Maria Cristina Raduan, durante a repressão policial à manifestação da PUC, teve 30% de seu corpo atingido por queimaduras de 1º e 3º graus, sobretudo o tórax, abdômen, coxa e braço direitos. Antes de receber alta do hospital, em dezembro passado, foi operada cinco vezes, para enxertar tecidos nas partes queimadas. Continuou a fazer fisioterapia para ver se recuperava o movimento do braço e da perna direita, que ficou mais fina que a outra. Está também fazendo betaterapia para, segundo ela, “curar um carne esponjosa que se cria nos lugares onde foram colocado tecidos para fazer os enxertos”. Além disso, deverá ainda se submeter a cirurgias plásticas, para reconstituir as partes queimadas.
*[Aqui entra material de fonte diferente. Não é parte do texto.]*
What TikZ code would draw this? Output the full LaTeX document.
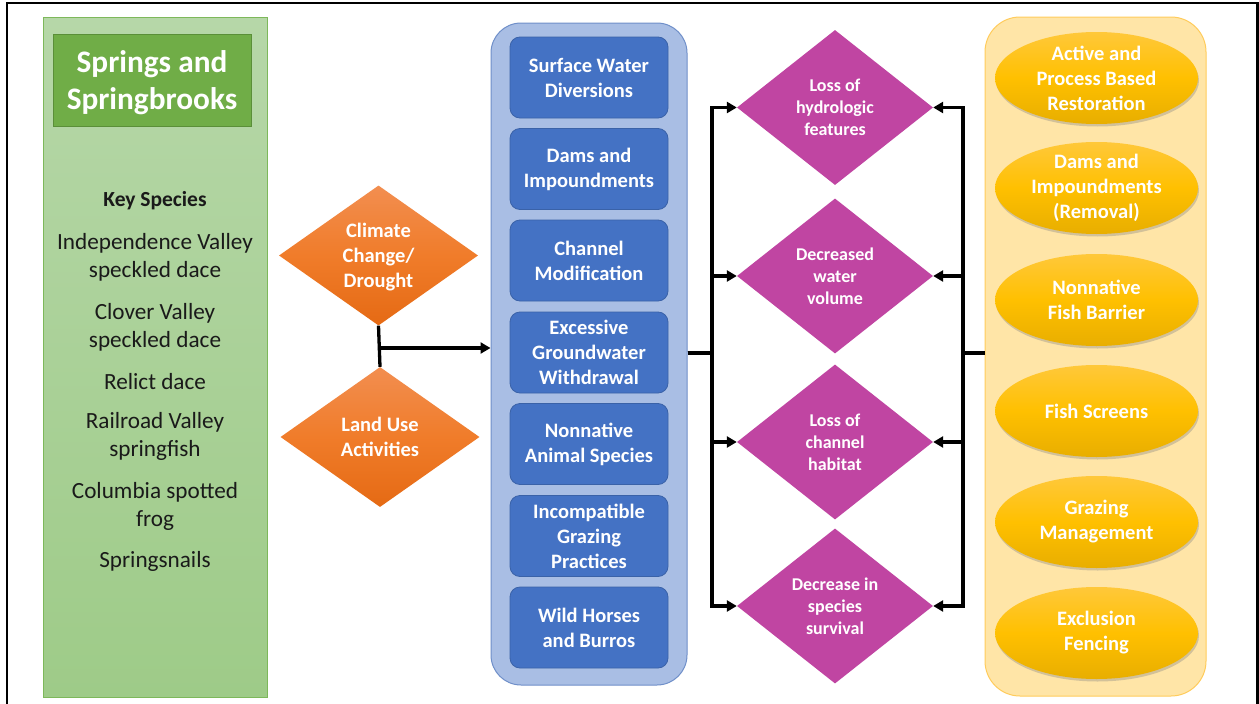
\documentclass[tikz,border=0pt]{standalone}
\usepackage{fontspec}
\setmainfont{Carlito}
\usetikzlibrary{shapes.geometric,arrows.meta,shadows,calc}
\definecolor{grnTop}{HTML}{B6D7A8}
\definecolor{grnBot}{HTML}{9ECB88}
\definecolor{grnLine}{HTML}{7DB85A}
\definecolor{grnTitle}{HTML}{70AD47}
\definecolor{grnTitleLine}{HTML}{5A8F38}
\definecolor{orgTop}{HTML}{F28E50}
\definecolor{orgMid}{HTML}{F07C2A}
\definecolor{orgBot}{HTML}{E56A14}
\definecolor{bluePanel}{HTML}{A9BEE4}
\definecolor{bluePanelLine}{HTML}{6F8FC9}
\definecolor{blueBox}{HTML}{4472C4}
\definecolor{blueBoxLine}{HTML}{3A62A8}
\definecolor{purp}{HTML}{C045A2}
\definecolor{ylwPanel}{HTML}{FFE5A7}
\definecolor{ylwPanelLine}{HTML}{FFCC5C}
\definecolor{goldTop}{HTML}{FFC83A}
\definecolor{goldMid}{HTML}{FFC000}
\definecolor{goldBot}{HTML}{E8AE00}
\definecolor{darktext}{HTML}{1A1A1A}
\begin{document}
\begin{tikzpicture}[x=1pt,y=-1pt,
  wtxt/.style={font=\bfseries\fontsize{20.5}{25}\selectfont, text=white, align=center},
  ptxt/.style={font=\bfseries\fontsize{18}{22}\selectfont, text=white, align=center},
  sptxt/.style={font=\fontsize{23.2}{28}\selectfont, text=darktext, align=center, inner sep=0},
  panelgreen/.style={draw=grnLine, line width=0.8pt, top color=grnTop, bottom color=grnBot, rectangle, minimum width=224, minimum height=680, inner sep=0},
  titlebox/.style={draw=grnTitleLine, line width=0.8pt, fill=grnTitle, rectangle, minimum width=198, minimum height=92, inner sep=0},
  titletxt/.style={text=white, font=\bfseries\fontsize{31.3}{37}\selectfont, align=center},
  orgdia/.style={diamond, inner sep=0, minimum width=199, minimum height=140, top color=orgTop, bottom color=orgBot, middle color=orgMid},
  bluepanel/.style={draw=bluePanelLine, line width=1pt, fill=bluePanel, rectangle, rounded corners=30pt, minimum width=196, minimum height=662, inner sep=0},
  bluebox/.style={draw=blueBoxLine, line width=0.8pt, fill=blueBox, rectangle, rounded corners=10pt, minimum width=158, minimum height=81, inner sep=0, wtxt},
  purdia/.style={diamond, inner sep=0, minimum width=196, minimum height=155, fill=purp},
  ylwpanel/.style={draw=ylwPanelLine, line width=1pt, fill=ylwPanel, rectangle, rounded corners=35pt, minimum width=221, minimum height=679, inner sep=0},
  goal/.style={ellipse, inner sep=0, minimum width=203, minimum height=92, top color=goldTop, bottom color=goldBot, middle color=goldMid, drop shadow={opacity=0.35, shadow xshift=1pt, shadow yshift=-2.5pt}},
  line/.style={line width=3.3pt, black},
  conn/.style={line width=3.3pt, black, -{Triangle[length=10pt,width=11pt]}}
]
\useasboundingbox (0,0) rectangle (1259,704);
\fill[white] (0,0) rectangle (1259,704);
% frame
\draw[line width=2.4pt] (7,712) -- (7,3) -- (1257.5,3) -- (1257.5,712);

% left panel
\node[panelgreen] (gp) at (155,357) {};
\node[titlebox, label={[titletxt, yshift=-3pt]center:Springs and\\Springbrooks}] (title) at (152,80) {};
\node[sptxt, font=\bfseries\fontsize{21.5}{28}\selectfont] (ks) at (155,201) {Key Species};
\node[sptxt] (s1) at (155,257) {Independence Valley\\speckled dace};
\node[sptxt] (s2) at (155,327) {Clover Valley\\speckled dace};
\node[sptxt] (s3) at (155,382) {Relict dace};
\node[sptxt] (s4) at (155,436) {Railroad Valley\\springfish};
\node[sptxt] (s5) at (155,506) {Columbia spotted\\frog};
\node[sptxt] (s6) at (155,561) {Springsnails};

% orange diamonds
\node[orgdia, label={[wtxt, yshift=-2pt]center:Climate\\Change/\\Drought}] (cc) at (378.5,255.5) {};
\node[orgdia, label={[wtxt]center:Land Use\\Activities}] (lu) at (380,437) {};

% blue panel
\node[bluepanel] (bp) at (589,354) {};
\node[bluebox] (b1) at (589,77.5) {Surface Water\\Diversions};
\node[bluebox] (b2) at (589,169) {Dams and\\Impoundments};
\node[bluebox] (b3) at (589,260.5) {Channel\\Modification};
\node[bluebox] (b4) at (589,352.5) {Excessive\\Groundwater\\Withdrawal};
\node[bluebox] (b5) at (589,444) {Nonnative\\Animal Species};
\node[bluebox] (b6) at (589,536) {Incompatible\\Grazing\\Practices};
\node[bluebox] (b7) at (589,627.5) {Wild Horses\\and Burros};

% purple diamonds
\node[purdia, label={[ptxt]center:Loss of\\hydrologic\\features}] (d1) at (835,107.5) {};
\node[purdia, label={[ptxt]center:Decreased\\water\\volume}] (d2) at (835,276) {};
\node[purdia, label={[ptxt]center:Loss of\\channel\\habitat}] (d3) at (835,442) {};
\node[purdia, label={[ptxt]center:Decrease in\\species\\survival}] (d4) at (835,606) {};

% yellow panel
\node[ylwpanel] (yp) at (1095.5,356.5) {};
\node[goal, label={[wtxt]center:Active and\\Process Based\\Restoration}] (g1) at (1096.5,78) {};
\node[goal, label={[wtxt]center:Dams and\\Impoundments\\(Removal)}] (g2) at (1096.5,188) {};
\node[goal, label={[wtxt]center:Nonnative\\Fish Barrier}] (g3) at (1096.5,300) {};
\node[goal, label={[wtxt]center:Fish Screens}] (g4) at (1096.5,411) {};
\node[goal, label={[wtxt]center:Grazing\\Management}] (g5) at (1096.5,522) {};
\node[goal, label={[wtxt]center:Exclusion\\Fencing}] (g6) at (1096.5,633) {};

% connectors
\coordinate (oj) at (379,348);
\draw[line] (cc.south) -- (lu.north);
\draw[conn] (oj) -- (oj -| bp.west);

\coordinate (lj) at (712,353);
\coordinate (rj) at (963,353);
\foreach \d in {d1,d2,d3,d4}{
  \draw[conn] (lj -| bp.east) -- (lj) |- (\d.west);
  \draw[conn] (rj -| yp.west) -- (rj) |- (\d.east);
}
\end{tikzpicture}
\end{document}
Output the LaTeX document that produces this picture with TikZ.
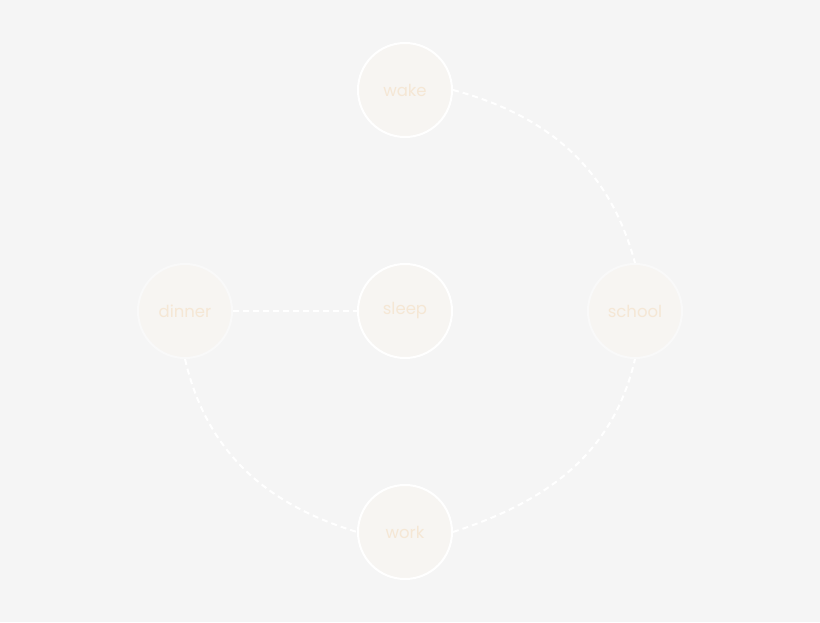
\documentclass[tikz,border=0pt]{standalone}
\usepackage{fontspec}
\setmainfont{Poppins}
\definecolor{bg}{HTML}{F5F5F5}
\definecolor{cfill}{HTML}{F7F5F2}
\definecolor{txt}{HTML}{F5E7D5}
\definecolor{faint}{HTML}{F9F9F9}
\begin{document}
\begin{tikzpicture}[x=1pt,y=1pt,
  stage/.style={circle,minimum size=94pt,inner sep=0pt,fill=cfill,draw=white,line width=2pt,text=txt,font=\fontsize{16.5}{18}\selectfont},
  fstage/.style={stage,draw=faint},
  link/.style={draw=white,line width=2pt,dash pattern=on 6pt off 4pt}]
\fill[bg] (0,0) rectangle (820,622);
\useasboundingbox (0,0) rectangle (820,622);
\node[stage] (wake) at (405,532) {wake};
\node[stage] (sleep) at (405,311) {sleep};
\node[fstage] (dinner) at (185,311) {dinner};
\node[fstage] (school) at (635,311) {school};
\node[stage] (work) at (405,90) {work};
\draw[link] (wake.east) to[out=-15,in=105] (school.north);
\draw[link] (dinner.east) -- (sleep.west);
\draw[link] (dinner.south) to[out=-77,in=163] (work.west);
\draw[link] (work.east) to[out=18,in=-103] (school.south);
\end{tikzpicture}
\end{document}
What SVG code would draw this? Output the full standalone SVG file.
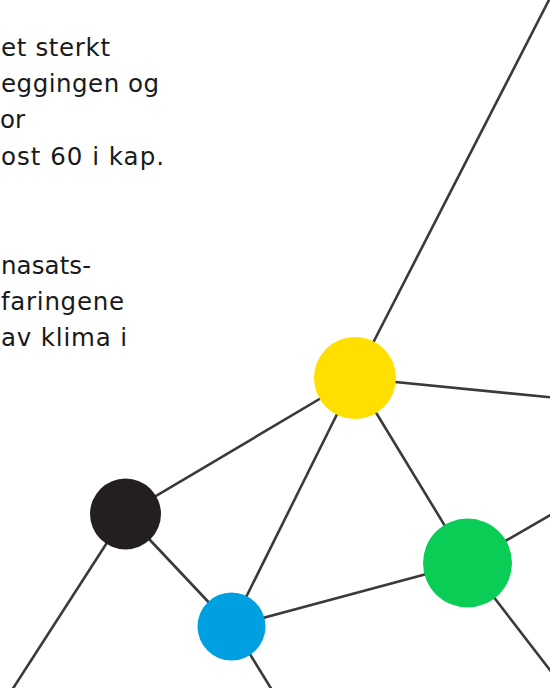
<svg xmlns="http://www.w3.org/2000/svg" width="550" height="688" viewBox="0 0 550 688">
<style>
.t{font-family:"DejaVu Sans","Liberation Sans",Arial,sans-serif;font-size:24.5px;fill:#1a1a1a}
.c{stroke:#3a3a3a;stroke-width:2.6;fill:none;stroke-linecap:butt}
</style>
<rect width="550" height="688" fill="#ffffff"/>
<g id="text">
<text class="t" x="1" y="56" textLength="109" lengthAdjust="spacing">et sterkt</text>
<text class="t" x="1" y="92" textLength="158" lengthAdjust="spacing">eggingen og</text>
<text class="t" x="0" y="128">or</text>
<text class="t" x="1" y="165" textLength="163" lengthAdjust="spacing">ost 60 i kap.</text>
<text class="t" x="1" y="274" textLength="90" lengthAdjust="spacing">nasats-</text>
<text class="t" x="1" y="310" textLength="123" lengthAdjust="spacing">faringene</text>
<text class="t" x="1" y="346" textLength="126" lengthAdjust="spacing">av klima i</text>
</g>
<g id="connectors">
<line class="c" x1="355" y1="378" x2="550" y2="-2"/>
<line class="c" x1="355" y1="378" x2="552" y2="397.5"/>
<line class="c" x1="355" y1="378" x2="125.5" y2="514"/>
<line class="c" x1="355" y1="378" x2="231.5" y2="626.5"/>
<line class="c" x1="355" y1="378" x2="467.5" y2="563"/>
<line class="c" x1="125.5" y1="514" x2="12" y2="690"/>
<line class="c" x1="125.5" y1="514" x2="231.5" y2="626.5"/>
<line class="c" x1="231.5" y1="626.5" x2="467.5" y2="563"/>
<line class="c" x1="233" y1="626.5" x2="272" y2="690"/>
<line class="c" x1="467.5" y1="563" x2="552" y2="514"/>
<line class="c" x1="467.5" y1="563" x2="560" y2="683"/>
</g>
<g id="node-yellow"><circle cx="355" cy="378" r="41" fill="#ffdf00"/></g>
<g id="node-black"><circle cx="125.5" cy="514" r="35.5" fill="#231f20"/></g>
<g id="node-blue"><circle cx="231.5" cy="626.5" r="34" fill="#009fe0"/></g>
<g id="node-green"><circle cx="467.5" cy="563" r="44.5" fill="#0acd55"/></g>
</svg>
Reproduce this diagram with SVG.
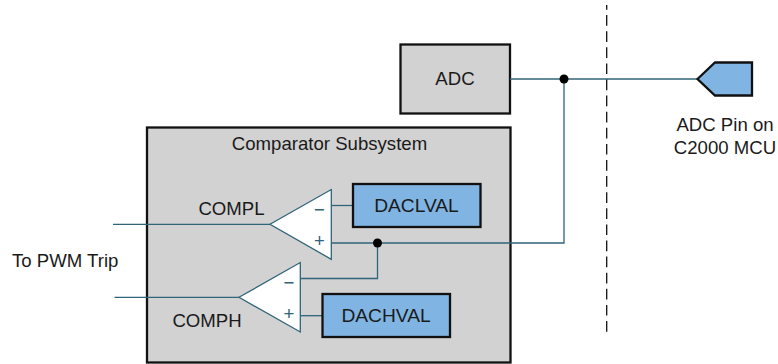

Iria Visona recebeu queimaduras de 1º até 3º grau na perna esquerda, do joelho até o pé, e depois das operações vinha também fazendo tratamento de fisioterapia e betaterapia. Já Graziela Eugênio Augusta recebeu queimaduras na face esquerda, no braço esquerdo, nas mãos e no abdômen. Depois das operações, estava fazendo radioterapia para recuperar a mobilidade de uma das mãos. Agora, com a suspensão do pagamento por parte da Secretaria de Segurança, estão sem condições de prosseguir o tratamento, pois suas famílias não têm recursos e o tratamento é caro. Cada sessão de fisioterapia e betaterapia custa Cr$ 500,00 e cada aplicação de radioterapia, Cr$ 1.000,00. Elas anunciaram que, através do advogado Mário Simas, da Comissão de Justiça e Paz da Arquidiocese de São Paulo, vão entrar com uma ação judicial contra o Estado, por danos morais e físicos. Disseram que também pretendem entrar em contato com os DCEs da USP e da PUC, OAB [Ordem dos Advogados do Brasil], ABI [Associação Brasileira de Imprensa] e Comitê Brasileiro da Anistia para tentar reabrir a Comissão Especial de Inquérito (CEI), instalada pela Assembléia Legislativa de São Paulo, que responsabilizou o coronel Erasmo Dias por crimes de abuso de autoridade, violação de domicílio, atentado à incolumidade física do cidadão, lesão do patrimônio de pessoas naturais e jurídicas e violação dos direitos e garantias individuais. O processo aberto pela CEI foi, no entanto, arquivado pelo governador Paulo Egidio.
 

Publicado no jornal Movimento, nº 157, em 03/8/1978, p. 3.